The truth is that our intelligence is very poor when it comes to understanding the beauty of what Providence proposes to us, its invitation to be happy serving and the opportunity to be free from the world and capricious passions. Since our heart is divided and we do not always take it into account, the devil does not have to make too many efforts to make us slaves of ambition, of impatience, of what is classically called “the world and the flesh”.
For instance, a frequent temptation is that nearly that all things can be under my control, and with enough resources and efforts, I can master all that hinders my pleasure and health. Another deception occurs when the devil feeds the person who has scrupulous tendencies: he makes him confuse temptation with sin, the appearance of useless or negative thoughts with the acceptance of them.
This is how the devil’s personality manifests itself: his goal is division, to separate us from God and at the same time from people. As the Gospel says, he is the king and the father of lies (cf. Jn 8:44), and he uses two of our emotions to deceive us: fear and the “demands” of our instinct for happiness. It is important for each one of us to verify this, remembering our biography as sinners.
His lies are not logical, nor in the form of propositions, but by making us see reality in a distorted way: my fears (which are real, and sometimes well-founded) he presents them as invincible; my judgments (often not wrong, or at least with a good degree of truth) he makes them appear as untouchable, imperative. Thus it divides us, both inside and also outside.
Yes, we need to be single in our desire, single in our determination, single in our devotion. Jesus said: No man can serve two masters (Mt 6:24). You and I just can’t do it. We are double-minded, and because of that we will be unstable in all of our ways. We are like a wave; the wind just blows us about.
It seems appropriate to recall here the role of the angels, who were also present in the temptations of Christ. Today, little is said about them in the Church. Let us recall what a saint says about them:
Since God has given them orders in our regard, let us not be ungrateful to the Angels who execute them with so much charity, and assist us in our needs, which are so great. Let us be filled with devotion and gratitude towards such guardians. Let us love them as much as we can…They are faithful, they are prudent, they are powerful…Let us follow them…Should you foresee a grave temptation or fear a great trial, invoke your guardian…. He does not sleep; he does not slumber… [He] guards and consoles you every moment” (Saint Bernard).
A relevant observation: each one of us can be used by the devil as an instrument for the temptation of others. It is the opposite of giving a Christian testimony.

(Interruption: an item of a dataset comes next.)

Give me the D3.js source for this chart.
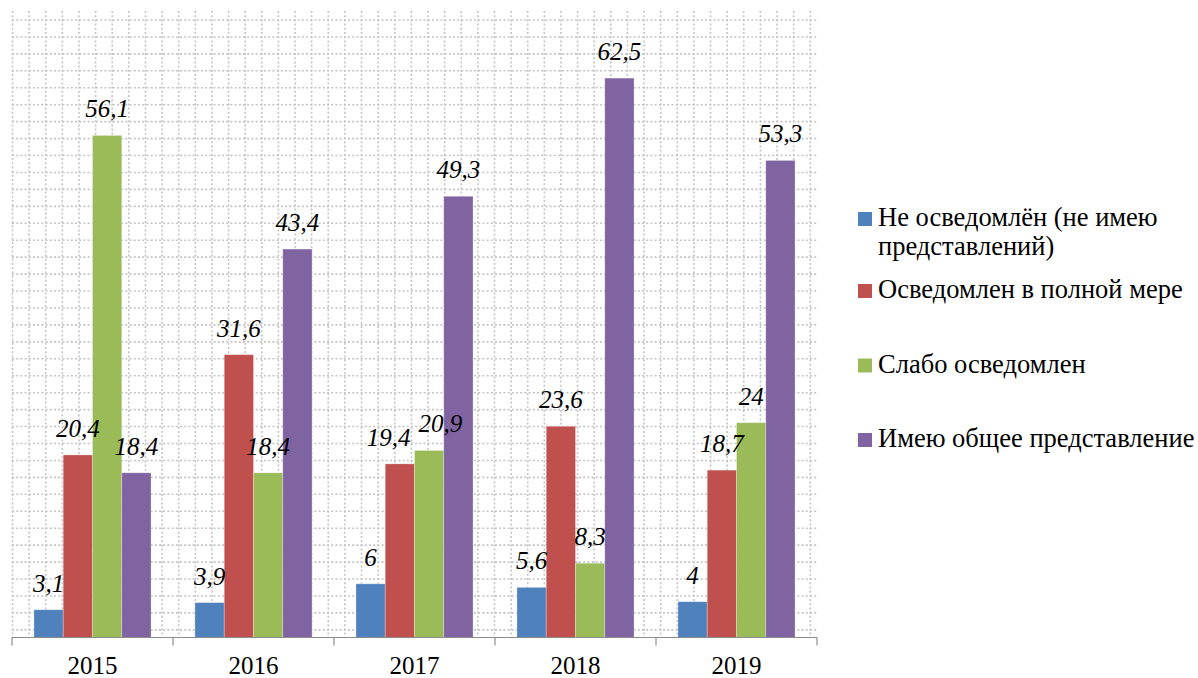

Scandal is an attitude or behavior that leads another to do evil. Jesus said: Whoever causes one of these little ones who believe in me to sin, it would be better for him if a great millstone were tied around his neck and he were drowned in the depths of the sea (Mt 18:6). Jesus also said: Temptations to sin will surely come, but woe to him through whom they come (Lk 17:1).
Let us end with a witty story, hoping that it will help us to remember our state of blindness and internal division, not with a pessimistic mentality, but with the spirit of not separating our gaze from the Spirit of the Gospel.
Years ago, a knight upon his white horse saw a beautiful lady. He rode up to her and he said, Oh, you are the loveliest lady upon the face of the earth. I desire to have you for my wife. And if you but marry me, I will give you my full heart’s devotion. I will serve you. I will honor you. I will protect you. I will be faithful to you till death.
She said: Oh, thank you for this promise of love, for this promise of devotion, thank you; for this promise of faithfulness. But before I say yes, in all honesty I must tell you, you’ve not yet seen my sister who is even more fair, even more lovely, than I. He said: Oh, it is impossible. No, she said, my sister is exquisitely beautiful; you must look at her first. Well, he said, where is she? She said, Right over the hill.
So the knight on his white horse goes riding over the hill and he sees the sister, and then he comes back, and he says: Oh no, no, she’s not nearly so fair as you are. You’re the one I desire. You’re one I want to marry. I will be true to you. She said: You will not have me. And he said, Why? She answered: You said that I was the fairest of the fair, and you would be true to me till death, and at my first suggestion you rode off to look at another woman.